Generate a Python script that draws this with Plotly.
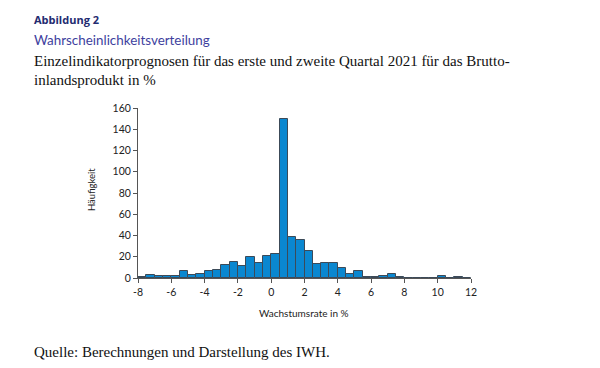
import plotly.graph_objects as go

bin_start = [-8.0, -7.5, -7.0, -6.5, -6.0, -5.5, -5.0, -4.5, -4.0, -3.5,
             -3.0, -2.5, -2.0, -1.5, -1.0, -0.5, 0.0, 0.5, 1.0, 1.5,
             2.0, 2.5, 3.0, 3.5, 4.0, 4.5, 5.0, 5.5, 6.0, 6.5,
             7.0, 7.5, 8.0, 8.5, 9.0, 9.5, 10.0, 10.5, 11.0, 11.5]
counts = [1, 3, 2, 2, 2, 7, 3, 4, 7, 8,
          12, 15, 11, 20, 14, 21, 23, 150, 39, 36,
          25, 13, 14, 14, 9, 4, 7, 1, 1, 2,
          4, 1, 0, 0, 0, 0, 2, 0, 1, 0]
bin_width = 0.5
x_ticks = [-8, -6, -4, -2, 0, 2, 4, 6, 8, 10, 12]
y_ticks = [0, 20, 40, 60, 80, 100, 120, 140, 160]

OFF = 8  # default page body margin
W, H = 600 - OFF, 368 - OFF
L, R, T, B = 138, 471, 108, 278  # target screen pixels


def px(x):
    return (x - L) / (R - L)


def py(y):
    return (B - y) / (B - T)


fig = go.Figure()
fig.add_trace(go.Bar(
    x=[s + bin_width / 2 for s in bin_start],
    y=counts,
    width=bin_width,
    marker=dict(color="#0A87D0", line=dict(color="#3C4A58", width=1)),
    hoverinfo="x+y",
))

sans = "Lato"
serif = "Liberation Serif"

ann = [
    dict(text="<b>Abbildung 2</b>", x=px(32), y=py(19), font=dict(family="Open Sans", size=11, color="#232B70")),
    dict(text="Wahrscheinlichkeitsverteilung", x=px(32), y=py(40), font=dict(family=sans, size=13.4, color="#3E3F9E")),
    dict(text="Einzelindikatorprognosen für das erste und zweite Quartal 2021 für das Brutto-",
         x=px(32), y=py(61), font=dict(family=serif, size=15, color="#111111")),
    dict(text="inlandsprodukt in %", x=px(32), y=py(80), font=dict(family=serif, size=15, color="#111111")),
    dict(text="Quelle: Berechnungen und Darstellung des IWH.", x=px(32), y=py(352),
         font=dict(family=serif, size=15, color="#111111")),
]
annotations = []
for a in ann:
    a.update(xref="paper", yref="paper", xanchor="left", yanchor="middle", showarrow=False)
    annotations.append(a)
annotations.append(dict(text="Häufigkeit", x=px(91), y=py(190), xref="paper", yref="paper",
                        textangle=-90, showarrow=False, xanchor="center", yanchor="middle",
                        font=dict(family=sans, size=9.5, color="#222222")))
annotations.append(dict(text="Wachstumsrate in %", x=px(304), y=py(313), xref="paper", yref="paper",
                        showarrow=False, xanchor="center", yanchor="middle",
                        font=dict(family=sans, size=10, color="#222222")))

fig.update_layout(
    width=W, height=H, autosize=False,
    margin=dict(l=L - OFF, r=W - (R - OFF), t=T - OFF, b=H - (B - OFF), pad=0),
    paper_bgcolor="white", plot_bgcolor="white",
    showlegend=False, bargap=0,
    annotations=annotations,
    xaxis=dict(range=[-8, 12], tickvals=x_ticks, ticktext=[str(v) for v in x_ticks],
               showgrid=False, zeroline=False, showline=True, linecolor="#555555", linewidth=1,
               ticks="outside", ticklen=4, tickcolor="#555555",
               tickfont=dict(family=sans, size=10.5, color="#222222")),
    yaxis=dict(range=[0, 160], tickvals=y_ticks, showgrid=False, zeroline=False,
               showline=True, linecolor="#555555", linewidth=1,
               ticks="outside", ticklen=4, tickcolor="#555555",
               tickfont=dict(family=sans, size=10.5, color="#222222")),
)

fig.write_html("out.html")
*-*-*
[Stated problem] Skip the pictures, please, and transcribe only the lines from the beginning of the material through the one that contains "import plotly.graph_objects as go".

[Reply]
Generate a Python script that draws this with Plotly.
import plotly.graph_objects as go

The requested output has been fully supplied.